Display case at Al Mercato Coperto dei Formaggi (At the covered cheese market)


Stracchino di Bagolino


Formaggio d'alpeggio


Trattoria Agli Angeli

Finally, Trattoria Agli Angeli, a Slow Food-listed restaurant set in an intimate little square in Gardone Riviera. It must have been in the high 80's on Saturday, and with only a faint breeze occasionally wafting through, I'll admit that while everything was wonderful, the dessert (again!) at the end really hit the spot, but I'll get to that eventually. We immediately reviewed the fish secondi (second plates) and honed in on the coregone (common whitefish) done simpy over the grill, and panfried sarde, which was coated with breadcrumbs and served with herbed olive oil. Fish, from what I've experienced in Italy, is usually done without a lot of fussy ingredients and elaborate presentations. Together with the local cheeses, local wines and unique ambience, we've already got it in our heads to hop into our imaginary Aston Martin (no harm in pretending) and visit the lake again soon.


An appetizer teaser compliments of the chef: local polenta with braised red bell pepper. Housemade breadsticks and olive rolls. A bottle of chilled Lugana.


Grilled coregone (common whitefish) being filleted and plated by our server.

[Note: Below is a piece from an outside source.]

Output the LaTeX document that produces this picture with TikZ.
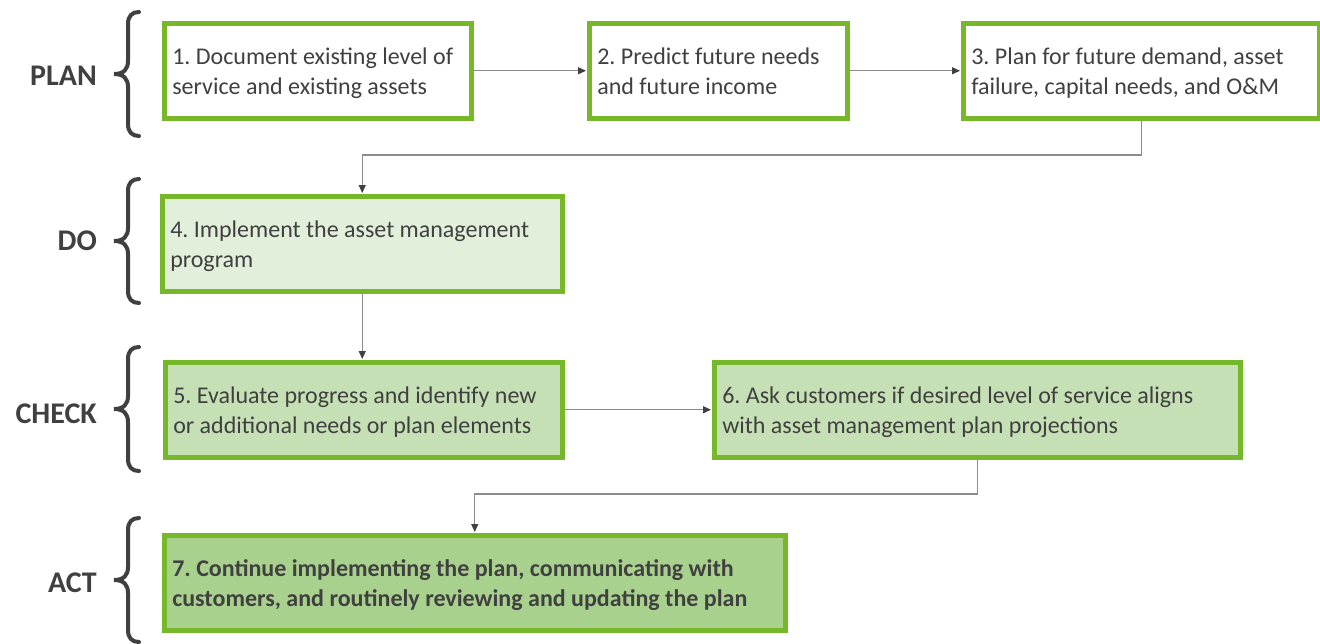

Breaded and fried sarde topped with datterino tomatoes, served with polenta.


Local cheeses served with nuts and fruit conserves.


Housemade cantaloupe gelato, sambuca sorbet topped with coffee-flavored whipped cream and ground coffee (this was SO unbelievably good!!!!), the local olive oil from Gargnano.

Comments

Anonymous said…
OMG, how are you NOT as big as a house? Everything you described sounded and looked so wonderful, I was especially taken with the Sambuca sorbetto, nummers!
I was thinking, how could I possibly emulate that in Seattle.
K and S said…
what a great foodie adventure!
Lori said…
Congrats on being chosen for the 24, 24, 24! Everything looks so ono, especially that cheesecake! :)
Rowena said…
Carlae - in a word, metabolism! I'm trying to find a recipe for the sorbetto right now, but using the liqueur itself, not flowers like what's called for in online recipes. I was never that crazy for sambuco but this...this was sublime with the coffee whipped cream on top!

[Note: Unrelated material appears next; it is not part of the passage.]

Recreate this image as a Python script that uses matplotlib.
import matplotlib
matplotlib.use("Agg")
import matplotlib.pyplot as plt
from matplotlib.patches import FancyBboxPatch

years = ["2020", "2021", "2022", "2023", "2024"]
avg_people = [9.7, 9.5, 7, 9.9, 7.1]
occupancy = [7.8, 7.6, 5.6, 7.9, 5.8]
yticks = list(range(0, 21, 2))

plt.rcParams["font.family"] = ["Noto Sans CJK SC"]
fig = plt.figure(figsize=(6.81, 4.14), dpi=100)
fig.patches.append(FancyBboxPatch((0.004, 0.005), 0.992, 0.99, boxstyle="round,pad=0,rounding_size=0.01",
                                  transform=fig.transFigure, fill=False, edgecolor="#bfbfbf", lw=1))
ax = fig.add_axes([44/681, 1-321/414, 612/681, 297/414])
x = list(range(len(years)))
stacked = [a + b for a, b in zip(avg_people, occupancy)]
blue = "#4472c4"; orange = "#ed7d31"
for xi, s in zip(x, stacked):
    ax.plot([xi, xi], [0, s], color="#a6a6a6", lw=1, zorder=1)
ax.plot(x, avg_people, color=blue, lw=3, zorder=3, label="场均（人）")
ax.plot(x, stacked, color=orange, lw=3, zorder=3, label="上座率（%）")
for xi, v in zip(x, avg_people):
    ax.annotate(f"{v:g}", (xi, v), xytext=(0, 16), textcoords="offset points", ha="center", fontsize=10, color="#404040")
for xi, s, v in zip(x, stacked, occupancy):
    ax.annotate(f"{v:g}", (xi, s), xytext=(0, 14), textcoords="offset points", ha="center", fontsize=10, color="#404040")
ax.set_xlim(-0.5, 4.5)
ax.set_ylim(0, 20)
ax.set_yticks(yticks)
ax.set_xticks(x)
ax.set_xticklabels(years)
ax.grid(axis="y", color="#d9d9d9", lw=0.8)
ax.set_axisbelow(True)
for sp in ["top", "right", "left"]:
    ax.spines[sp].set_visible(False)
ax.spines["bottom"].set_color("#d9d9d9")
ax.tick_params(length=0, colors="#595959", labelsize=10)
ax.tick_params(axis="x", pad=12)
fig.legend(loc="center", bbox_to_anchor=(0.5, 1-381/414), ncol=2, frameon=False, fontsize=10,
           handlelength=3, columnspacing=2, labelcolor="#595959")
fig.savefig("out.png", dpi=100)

Kat - wala'au! Ok I'm counting words here...it does leave you rather speechless doesn't it? Heehee...
Rowena said…
Lori - at first I regretted being selected, because I really didn't think I'd be chosen by a long shot. I was just so worried that I wouldn't be able to pull it all off. Putting this post together was the most difficult part!
Midge said…
Oh, those cheeses - those cheeses! It's heartbreaking to think that we don't have such a magnificent variety of cheeses here.
Ann said…
OMG!! this sounds sooo Fantastic. I love that close-up dessert picture.. just mouth watering!!
lisaiscooking said…
Beautiful setting and beautiful food! The cheesecake made my jaw drop. It's still dropped.
foodhoe said…
looks like a true destination to feast the eyes as well as the mouth! I am running to get my pathetic dinner ready...
foodhoe said…
sorry, was starved... congratulations on your 24,24,24 posting, that looks like a fantastic spot with such amazing cheeses and treats.
Rowena said…
Midge - it's enough to baffle the mind I tell you. I've learned to simply not dwell on how much there are, but when will our current stash will be finished so that we can go out to buy more!

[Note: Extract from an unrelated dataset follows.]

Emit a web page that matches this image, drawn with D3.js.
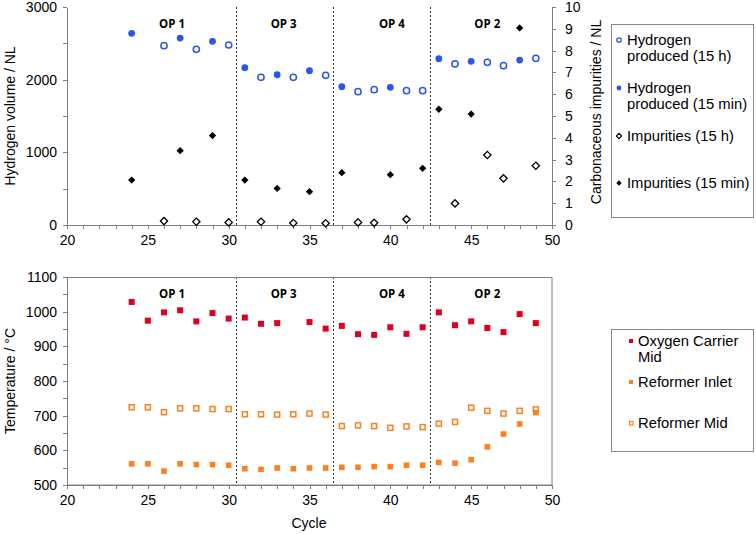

Ann - everything at Pastecceria Vassalli was like eye candy, but it was the service (our server was in a suit!) that made the whole experience refined.

Lisa - I hear you...if we didn't have to make that lunch date, I'd have been happy scuttling between Vassalli's and the cheese shop.

Foodhoe - thank you! I checked out the other participants and the spreads are all fantastic. You're still the queen when it comes to finding the unique stuff...I'm still thinking about that comment you made on the beef tendons with ultra spicy chili oil. I want that!
Marnie said…
I'm not a fan of fish, but the energy in which you went about tasting everything! I've never seen you, but reading Carla's comment, you don't seem the type to be big as a house. :-)
Anonymous said…
mild cow's milk cheese, you can't remember the name is Bagòss.

http://it.wikipedia.org/wiki/Bag%C3%B2ss
Rowena said…
Marnie - I'm sure the fish in Lake Garda will thank you for that! In all seriousness though, I was really hoping to come across a few of the lakefish that are listed at Wikipedia. Either it was the wrong season or the fishin' wasn't so good that day.

Anonymous - nope. It wasn't a bagoss because we already tried that last time (we always strive to try something new on these outings). As an aside, the bagoss at that shop was really good, I would go so far as to say spettacolo! but maybe next time. And a little FYI: check this post for Bagolino's Carnevale. A lot of cultural fun and bagoss shops everywhere!
Diana said…
What a fabulous journey! I'm drooling over the cheeses and have decided even if I don't have any amazing cheese, I'm going to bake some bread today. Putting the post together on time after your grand adventure is the hardest part isn't it?
Rowena said…
Diana - putting the post together gives me a headache. I always try to have a general idea of what I want to write in a post, but when it comes to the day and you experience all these extra details...it's just difficult to squeeze a grand event into something that won't scroll more than a couple pages. Next time I'm doing only video!
Cellartours said…
I love Agli Angeli! It is close to my granny's home and I go there quite often! :)
Simona

http://www.cellartours.com/blog
What incredibly beautiful photos! Now I want to go back. Thank you for linking to my post by the way, very flattered.
Rowena said…
Helen - and a big thanks for sharing your views on Vassalli. I always appreciate backup testimony (wish there had been more!) on these food discoveries.
manju said…
Incredible post! I could almost smell the breezes. Really stoked the formaggi envy, though!